8. It appropriates hidden labour
Many of our closest experiences of IP come from brand value, or public consumption of entertainment, and there is a great deal of hidden labour in public culture. Consumers who participate and amplify different meanings contribute enormously to the success of a brand. For brand owners to claim that they own much of the value of what was created should feel unfair, but it often doesn’t because our labour is atomised and appropriated.
9. It devalues social innovation
Intellectual property rights do little to acknowledge the work of previous inventors and creators. Imagine a child is trapped under a car, and four people are unable to lift it. A fifth person arrives and the car moves. The child escapes unhurt. Who would you give the credit of saving the child — all five, or just the fifth person? Many IPRs do not acknowledge the contribution of the four people, but give a ‘winner takes all’ reward to the fifth person, thus undervaluing the sociality of innovation.
10. It undermines traditional knowledge
The patent system favours particular forms of knowledge over others, acting as a gatekeeper and curator of vast quantities of scientific and technical knowledge and information. Unfortunately it has no way to grant equivalence to traditional forms of knowledge. There are many ways of knowing something — if we discover that ginger has anti-viral properties that can dampen the effect of COVID, we might say the reason it does so is ‘the spirit in the root’, or you could say the technically described, active ingredient in ginger has an anti-viral effect. The patent system will only allow someone who uses the latter language to claim an exclusive right to use ginger as an anti-viral. This misalignment has led to communities losing patrimony over traditional forms of knowledge, taken over by reductive ways of controlling, owning and disseminating information.

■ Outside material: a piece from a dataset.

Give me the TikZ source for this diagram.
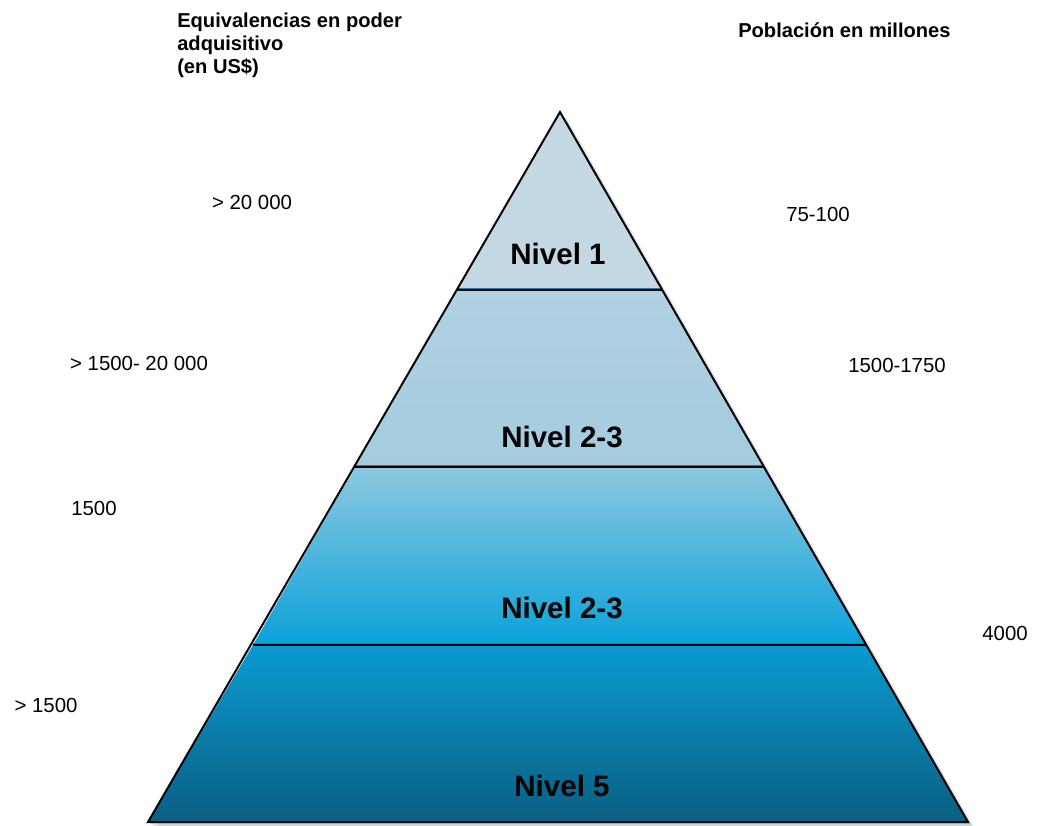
\documentclass[tikz,border=0pt]{standalone}
\usepackage{fontspec}
\setmainfont{Liberation Sans}
\usepackage{tikz}

\definecolor{nivA}{HTML}{C4D8E4}
\definecolor{nivBtop}{HTML}{B0D2E3}
\definecolor{nivBbot}{HTML}{A5CBDF}
\definecolor{nivCtop}{HTML}{8CC8E0}
\definecolor{nivCmid}{HTML}{10AAE0}
\definecolor{nivCbot}{HTML}{0AA2DA}
\definecolor{nivDtop}{HTML}{0A9AD2}
\definecolor{nivDmid}{HTML}{0886BA}
\definecolor{nivDbot}{HTML}{0A5F82}
\definecolor{sepblue}{HTML}{1E7FB8}

\begin{document}
\begin{tikzpicture}[x=0.025cm,y=-0.025cm,
  num/.style={font=\fontsize{14.5}{17}\selectfont},
  nivel/.style={font=\fontsize{21}{25}\selectfont\bfseries},
  head/.style={font=\fontsize{14.3}{16.4}\selectfont\bfseries,inner sep=0pt}]

\useasboundingbox (0,0) rectangle (1038,825);

% esquinas de la piramide
\coordinate (top) at (560,112);
\coordinate (l1) at (457,290);
\coordinate (r1) at (662,290);
\coordinate (l2) at (355,467);
\coordinate (r2) at (764,467);
\coordinate (l3) at (253,645);
\coordinate (r3) at (866,645);
\coordinate (l4) at (148,822);
\coordinate (r4) at (968,822);

% sombra
\foreach \d/\o in {8/0.05,6/0.06,4/0.08,2/0.1}
  \fill[black,opacity=\o] ([shift={(\d,\d)}]top) -- ([shift={(\d,\d)}]l4)
    -- ([shift={(\d,\d)}]r4) -- cycle;

% niveles
\shade[top color=nivA,bottom color=nivA] (top) -- (l1) -- (r1) -- cycle;
\shade[top color=nivBtop,bottom color=nivBbot] (l1) -- (l2) -- (r2) -- (r1) -- cycle;
\shade[top color=nivCtop,middle color=nivCmid,bottom color=nivCbot]
  (l2) -- (l3) -- (r3) -- (r2) -- cycle;
\shade[top color=nivDtop,middle color=nivDmid,bottom color=nivDbot]
  (l3) -- (l4) -- (r4) -- (r3) -- cycle;

% lineas
\foreach \i in {1,2,3} {
  \draw[sepblue,line width=0.9pt] ([shift={(0,-1.6)}]l\i) -- ([shift={(0,-1.6)}]r\i);
  \draw[line width=1.3pt] (l\i) -- (r\i);
}
\draw[line width=1.4pt,line join=miter] (top) -- (l4) -- (r4) -- cycle;

% textos de los niveles
\node[nivel] (niv1) at (558,254) {Nivel 1};
\node[nivel] (niv2) at (562,437) {Nivel 2-3};
\node[nivel] (niv3) at (562,608) {Nivel 2-3};
\node[nivel] (niv5) at (562,786) {Nivel 5};

% izquierda
\node[head,anchor=north west,align=left] (eqv) at (177,12.5)
  {Equivalencias en poder\\adquisitivo\\(en US\$)};
\node[num] (eq1) at (252,202) {> 20 000};
\node[num] (eq2) at (139,363) {> 1500- 20 000};
\node[num] (eq3) at (94,508) {1500};
\node[num] (eq4) at (46,705) {> 1500};

% derecha
\node[head,anchor=base west] (pob) at (738,37) {Población en millones};
\node[num] (pob1) at (818,214) {75-100};
\node[num] (pob2) at (897,365) {1500-1750};
\node[num] (pob3) at (1005,633) {4000};

\end{tikzpicture}
\end{document}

So by all means raise a glass today, but not to ‘World IP’. Spare a thought instead for the diversity of all the creators and innovators out there —scientists working towards treatments and vaccines; the ingenuity of many in marginalised communities who hack their way to a better life; and those communities who steward the biodiversity that now contributes to many of our pharmaceuticals.
This post represents the views of the author and not those of the COVID-19 blog, nor LSE.